* START *

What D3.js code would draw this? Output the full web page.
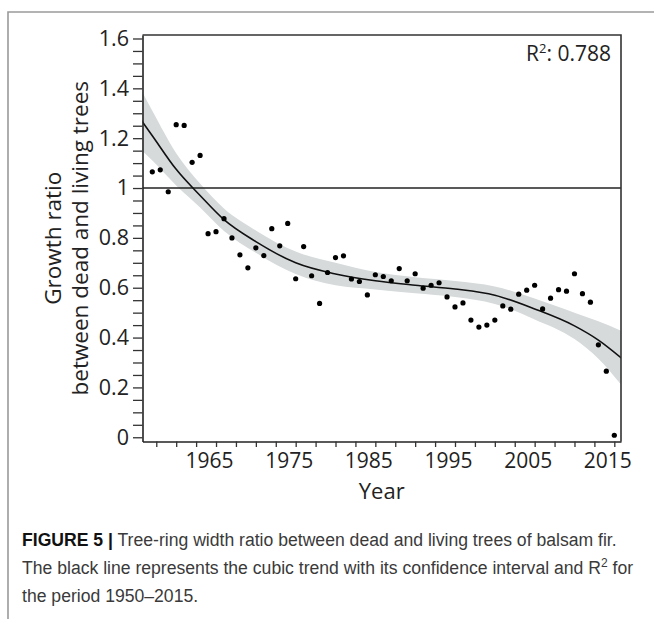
<!DOCTYPE html>
<html>
<head>
<meta charset="utf-8">
<script src="https://cdn.jsdelivr.net/npm/d3@7"></script>
<style>
  html, body { margin: 0; padding: 0; background: #fff; }
  svg { display: block; }
</style>
</head>
<body>
<svg id="chart" width="654" height="619"></svg>
<script>
// Yearly growth ratio of dead vs living balsam fir
const years = [1957,1958,1959,1960,1961,1962,1963,1964,1965,1966,1967,1968,1969,1970,
  1971,1972,1973,1974,1975,1976,1977,1978,1979,1980,1981,1982,1983,1984,1985,1986,
  1987,1988,1989,1990,1991,1992,1993,1994,1995,1996,1997,1998,1999,2000,2001,2002,
  2003,2004,2005,2006,2007,2008,2009,2010,2011,2012,2013,2014,2015];
const ratio = [1.065,1.073,0.985,1.254,1.251,1.103,1.131,0.817,0.825,0.877,0.800,0.732,0.680,0.760,
  0.729,0.837,0.768,0.858,0.636,0.765,0.648,0.537,0.661,0.721,0.728,0.635,0.625,0.571,0.652,0.645,
  0.628,0.677,0.628,0.656,0.598,0.610,0.620,0.563,0.523,0.539,0.470,0.442,0.450,0.470,0.527,0.514,
  0.574,0.590,0.610,0.515,0.558,0.592,0.586,0.656,0.576,0.542,0.371,0.265,0.008];

// Cubic trend with its confidence band
const trendYears = [1955,1957,1960,1963,1966,1970,1975,1980,1985,1990,1995,2000,2005,2010,2013,2016];
const trendFit   = [1.300,1.210,1.075,0.970,0.873,0.785,0.700,0.655,0.628,0.610,0.595,0.570,0.515,0.447,0.390,0.315];
const trendLow   = [1.170,1.110,1.010,0.922,0.828,0.740,0.655,0.610,0.593,0.578,0.563,0.535,0.473,0.394,0.315,0.205];
const trendHigh  = [1.430,1.310,1.140,1.018,0.918,0.830,0.745,0.700,0.663,0.642,0.627,0.605,0.557,0.500,0.465,0.425];

const rSquared = "0.788";
const yTickLabels = ["0","0.2","0.4","0.6","0.8","1","1.2","1.4","1.6"];
const xTickLabels = ["1965","1975","1985","1995","2005","2015"];

const svg = d3.select("#chart");
const plotL = 142.5, plotR = 621, plotT = 35, plotB = 441.5;

const x = d3.scaleLinear().domain([1955.77, 2015.84]).range([plotL, plotR]);
const y = d3.scaleLinear().domain([-0.017, 1.614]).range([plotB, plotT]);

// outer figure frame
svg.append("path")
  .attr("d", `M8,619 V12 H654`)
  .attr("fill", "none").attr("stroke", "#9a9a9a").attr("stroke-width", 1.6);

svg.append("clipPath").attr("id", "plotclip")
  .append("rect").attr("x", plotL).attr("y", plotT).attr("width", plotR - plotL).attr("height", plotB - plotT);

const plot = svg.append("g").attr("clip-path", "url(#plotclip)");

const band = trendYears.map((t, i) => ({ t, lo: trendLow[i], hi: trendHigh[i], f: trendFit[i] }));

plot.append("path")
  .datum(band)
  .attr("fill", "#d6dadb")
  .attr("d", d3.area().curve(d3.curveMonotoneX)
    .x(d => x(d.t)).y0(d => y(d.lo)).y1(d => y(d.hi)));

// reference line at ratio 1
plot.append("line")
  .attr("x1", plotL).attr("x2", plotR).attr("y1", y(1)).attr("y2", y(1))
  .attr("stroke", "#222").attr("stroke-width", 1.5);

plot.append("path")
  .datum(band)
  .attr("fill", "none").attr("stroke", "#111").attr("stroke-width", 1.6)
  .attr("d", d3.line().curve(d3.curveMonotoneX).x(d => x(d.t)).y(d => y(d.f)));

plot.selectAll("circle.pt")
  .data(years.map((yr, i) => ({ yr, v: ratio[i] })))
  .join("circle").attr("class", "pt")
  .attr("cx", d => x(d.yr)).attr("cy", d => y(d.v)).attr("r", 2.6)
  .attr("fill", "#000");

// top and right border of the plot
svg.append("path")
  .attr("d", `M${plotL},${plotT} H${plotR} V${plotB}`)
  .attr("fill", "none").attr("stroke", "#333").attr("stroke-width", 1.6);

// y axis: minor ticks every 0.05, labels every 0.2
const yTicks = d3.range(0, 33).map(i => i * 0.05);
const yAxis = d3.axisLeft(y).tickValues(yTicks).tickSize(9.5).tickSizeOuter(0).tickPadding(4)
  .tickFormat(d => {
    const k = Math.round(d / 0.2);
    return Math.abs(d - k * 0.2) < 1e-6 ? yTickLabels[k] : "";
  });
const gy = svg.append("g").attr("transform", `translate(${plotL},0)`).call(yAxis);
gy.select(".domain").attr("stroke", "#222").attr("stroke-width", 1.6);
gy.selectAll(".tick line").attr("stroke", "#333").attr("stroke-width", 1.3);
gy.selectAll(".tick text").attr("font-family", "'Open Sans', sans-serif").attr("font-size", 21.5).attr("fill", "#222");

// x axis: ticks every 2.5 years, labels each decade
const xTicks = d3.range(0, 24).map(i => 1957.5 + i * 2.5);
const xAxis = d3.axisBottom(x).tickValues(xTicks).tickSize(5.5).tickSizeOuter(0).tickPadding(6)
  .tickFormat(d => xTickLabels.includes(String(d)) ? String(d) : "");
const gx = svg.append("g").attr("transform", `translate(0,${plotB})`).call(xAxis);
gx.select(".domain").attr("stroke", "#222").attr("stroke-width", 1.6);
gx.selectAll(".tick line").attr("stroke", "#333").attr("stroke-width", 1.3);
gx.selectAll(".tick text").attr("font-family", "'Open Sans', sans-serif").attr("font-size", 21)
  .attr("fill", "#222").attr("dx", -7);

// axis titles
svg.append("text")
  .attr("x", (plotL + plotR) / 2).attr("y", 499)
  .attr("text-anchor", "middle")
  .attr("font-family", "'Open Sans', sans-serif").attr("font-size", 22).attr("fill", "#222")
  .text("Year");

const yTitle = svg.append("text")
  .attr("transform", `translate(0,${(plotT + plotB) / 2}) rotate(-90)`)
  .attr("text-anchor", "middle")
  .attr("font-family", "'Open Sans', sans-serif").attr("font-size", 22.5).attr("fill", "#222");
yTitle.append("tspan").attr("x", 0).attr("y", 61).text("Growth ratio");
yTitle.append("tspan").attr("x", 0).attr("y", 88).text("between dead and living trees");

// R squared of the cubic fit
const r2 = svg.append("text")
  .attr("x", 611).attr("y", 61).attr("text-anchor", "end")
  .attr("font-family", "'Open Sans', sans-serif").attr("font-size", 21).attr("fill", "#222");
r2.append("tspan").text("R");
r2.append("tspan").attr("font-size", 13).attr("dy", -8).text("2");
r2.append("tspan").attr("dy", 8).text(": " + rSquared);

// caption
const cap = svg.append("g").attr("font-family", "'Liberation Sans', Arial, sans-serif").attr("font-size", 17.6);
const l1 = cap.append("text").attr("x", 22).attr("y", 546).attr("fill", "#3a3a3a");
l1.append("tspan").attr("font-weight", "bold").attr("fill", "#111").text("FIGURE 5 |");
l1.append("tspan").text(" Tree-ring width ratio between dead and living trees of balsam fir.");
const l2 = cap.append("text").attr("x", 22).attr("y", 574).attr("fill", "#3a3a3a");
l2.append("tspan").text("The black line represents the cubic trend with its confidence interval and R");
l2.append("tspan").attr("font-size", 12).attr("dy", -7).text("2");
l2.append("tspan").attr("dy", 7).text(" for");
cap.append("text").attr("x", 22).attr("y", 602).attr("fill", "#3a3a3a").text("the period 1950–2015.");
</script>
</body>
</html>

* END *

> What is being asked: Reproduce the material above verbatim; omit every picture.

> Task output:
What D3.js code would draw this? Output the full web page.
<!DOCTYPE html>
<html>
<head>
<meta charset="utf-8">
<script src="https://cdn.jsdelivr.net/npm/d3@7"></script>
<style>
  html, body { margin: 0; padding: 0; background: #fff; }
  svg { display: block; }
</style>
</head>
<body>
<svg id="chart" width="654" height="619"></svg>
<script>
// Yearly growth ratio of dead vs living balsam fir
const years = [1957,1958,1959,1960,1961,1962,1963,1964,1965,1966,1967,1968,1969,1970,
  1971,1972,1973,1974,1975,1976,1977,1978,1979,1980,1981,1982,1983,1984,1985,1986,
  1987,1988,1989,1990,1991,1992,1993,1994,1995,1996,1997,1998,1999,2000,2001,2002,
  2003,2004,2005,2006,2007,2008,2009,2010,2011,2012,2013,2014,2015];
const ratio = [1.065,1.073,0.985,1.254,1.251,1.103,1.131,0.817,0.825,0.877,0.800,0.732,0.680,0.760,
  0.729,0.837,0.768,0.858,0.636,0.765,0.648,0.537,0.661,0.721,0.728,0.635,0.625,0.571,0.652,0.645,
  0.628,0.677,0.628,0.656,0.598,0.610,0.620,0.563,0.523,0.539,0.470,0.442,0.450,0.470,0.527,0.514,
  0.574,0.590,0.610,0.515,0.558,0.592,0.586,0.656,0.576,0.542,0.371,0.265,0.008];

// Cubic trend with its confidence band
const trendYears = [1955,1957,1960,1963,1966,1970,1975,1980,1985,1990,1995,2000,2005,2010,2013,2016];
const trendFit   = [1.300,1.210,1.075,0.970,0.873,0.785,0.700,0.655,0.628,0.610,0.595,0.570,0.515,0.447,0.390,0.315];
const trendLow   = [1.170,1.110,1.010,0.922,0.828,0.740,0.655,0.610,0.593,0.578,0.563,0.535,0.473,0.394,0.315,0.205];
const trendHigh  = [1.430,1.310,1.140,1.018,0.918,0.830,0.745,0.700,0.663,0.642,0.627,0.605,0.557,0.500,0.465,0.425];

const rSquared = "0.788";
const yTickLabels = ["0","0.2","0.4","0.6","0.8","1","1.2","1.4","1.6"];
const xTickLabels = ["1965","1975","1985","1995","2005","2015"];

const svg = d3.select("#chart");
const plotL = 142.5, plotR = 621, plotT = 35, plotB = 441.5;

const x = d3.scaleLinear().domain([1955.77, 2015.84]).range([plotL, plotR]);
const y = d3.scaleLinear().domain([-0.017, 1.614]).range([plotB, plotT]);

// outer figure frame
svg.append("path")
  .attr("d", `M8,619 V12 H654`)
  .attr("fill", "none").attr("stroke", "#9a9a9a").attr("stroke-width", 1.6);

svg.append("clipPath").attr("id", "plotclip")
  .append("rect").attr("x", plotL).attr("y", plotT).attr("width", plotR - plotL).attr("height", plotB - plotT);

const plot = svg.append("g").attr("clip-path", "url(#plotclip)");

const band = trendYears.map((t, i) => ({ t, lo: trendLow[i], hi: trendHigh[i], f: trendFit[i] }));

plot.append("path")
  .datum(band)
  .attr("fill", "#d6dadb")
  .attr("d", d3.area().curve(d3.curveMonotoneX)
    .x(d => x(d.t)).y0(d => y(d.lo)).y1(d => y(d.hi)));

// reference line at ratio 1
plot.append("line")
  .attr("x1", plotL).attr("x2", plotR).attr("y1", y(1)).attr("y2", y(1))
  .attr("stroke", "#222").attr("stroke-width", 1.5);

plot.append("path")
  .datum(band)
  .attr("fill", "none").attr("stroke", "#111").attr("stroke-width", 1.6)
  .attr("d", d3.line().curve(d3.curveMonotoneX).x(d => x(d.t)).y(d => y(d.f)));

plot.selectAll("circle.pt")
  .data(years.map((yr, i) => ({ yr, v: ratio[i] })))
  .join("circle").attr("class", "pt")
  .attr("cx", d => x(d.yr)).attr("cy", d => y(d.v)).attr("r", 2.6)
  .attr("fill", "#000");

// top and right border of the plot
svg.append("path")
  .attr("d", `M${plotL},${plotT} H${plotR} V${plotB}`)
  .attr("fill", "none").attr("stroke", "#333").attr("stroke-width", 1.6);

// y axis: minor ticks every 0.05, labels every 0.2
const yTicks = d3.range(0, 33).map(i => i * 0.05);
const yAxis = d3.axisLeft(y).tickValues(yTicks).tickSize(9.5).tickSizeOuter(0).tickPadding(4)
  .tickFormat(d => {
    const k = Math.round(d / 0.2);
    return Math.abs(d - k * 0.2) < 1e-6 ? yTickLabels[k] : "";
  });
const gy = svg.append("g").attr("transform", `translate(${plotL},0)`).call(yAxis);
gy.select(".domain").attr("stroke", "#222").attr("stroke-width", 1.6);
gy.selectAll(".tick line").attr("stroke", "#333").attr("stroke-width", 1.3);
gy.selectAll(".tick text").attr("font-family", "'Open Sans', sans-serif").attr("font-size", 21.5).attr("fill", "#222");

// x axis: ticks every 2.5 years, labels each decade
const xTicks = d3.range(0, 24).map(i => 1957.5 + i * 2.5);
const xAxis = d3.axisBottom(x).tickValues(xTicks).tickSize(5.5).tickSizeOuter(0).tickPadding(6)
  .tickFormat(d => xTickLabels.includes(String(d)) ? String(d) : "");
const gx = svg.append("g").attr("transform", `translate(0,${plotB})`).call(xAxis);
gx.select(".domain").attr("stroke", "#222").attr("stroke-width", 1.6);
gx.selectAll(".tick line").attr("stroke", "#333").attr("stroke-width", 1.3);
gx.selectAll(".tick text").attr("font-family", "'Open Sans', sans-serif").attr("font-size", 21)
  .attr("fill", "#222").attr("dx", -7);

// axis titles
svg.append("text")
  .attr("x", (plotL + plotR) / 2).attr("y", 499)
  .attr("text-anchor", "middle")
  .attr("font-family", "'Open Sans', sans-serif").attr("font-size", 22).attr("fill", "#222")
  .text("Year");

const yTitle = svg.append("text")
  .attr("transform", `translate(0,${(plotT + plotB) / 2}) rotate(-90)`)
  .attr("text-anchor", "middle")
  .attr("font-family", "'Open Sans', sans-serif").attr("font-size", 22.5).attr("fill", "#222");
yTitle.append("tspan").attr("x", 0).attr("y", 61).text("Growth ratio");
yTitle.append("tspan").attr("x", 0).attr("y", 88).text("between dead and living trees");

// R squared of the cubic fit
const r2 = svg.append("text")
  .attr("x", 611).attr("y", 61).attr("text-anchor", "end")
  .attr("font-family", "'Open Sans', sans-serif").attr("font-size", 21).attr("fill", "#222");
r2.append("tspan").text("R");
r2.append("tspan").attr("font-size", 13).attr("dy", -8).text("2");
r2.append("tspan").attr("dy", 8).text(": " + rSquared);

// caption
const cap = svg.append("g").attr("font-family", "'Liberation Sans', Arial, sans-serif").attr("font-size", 17.6);
const l1 = cap.append("text").attr("x", 22).attr("y", 546).attr("fill", "#3a3a3a");
l1.append("tspan").attr("font-weight", "bold").attr("fill", "#111").text("FIGURE 5 |");
l1.append("tspan").text(" Tree-ring width ratio between dead and living trees of balsam fir.");
const l2 = cap.append("text").attr("x", 22).attr("y", 574).attr("fill", "#3a3a3a");
l2.append("tspan").text("The black line represents the cubic trend with its confidence interval and R");
l2.append("tspan").attr("font-size", 12).attr("dy", -7).text("2");
l2.append("tspan").attr("dy", 7).text(" for");
cap.append("text").attr("x", 22).attr("y", 602).attr("fill", "#3a3a3a").text("the period 1950–2015.");
</script>
</body>
</html>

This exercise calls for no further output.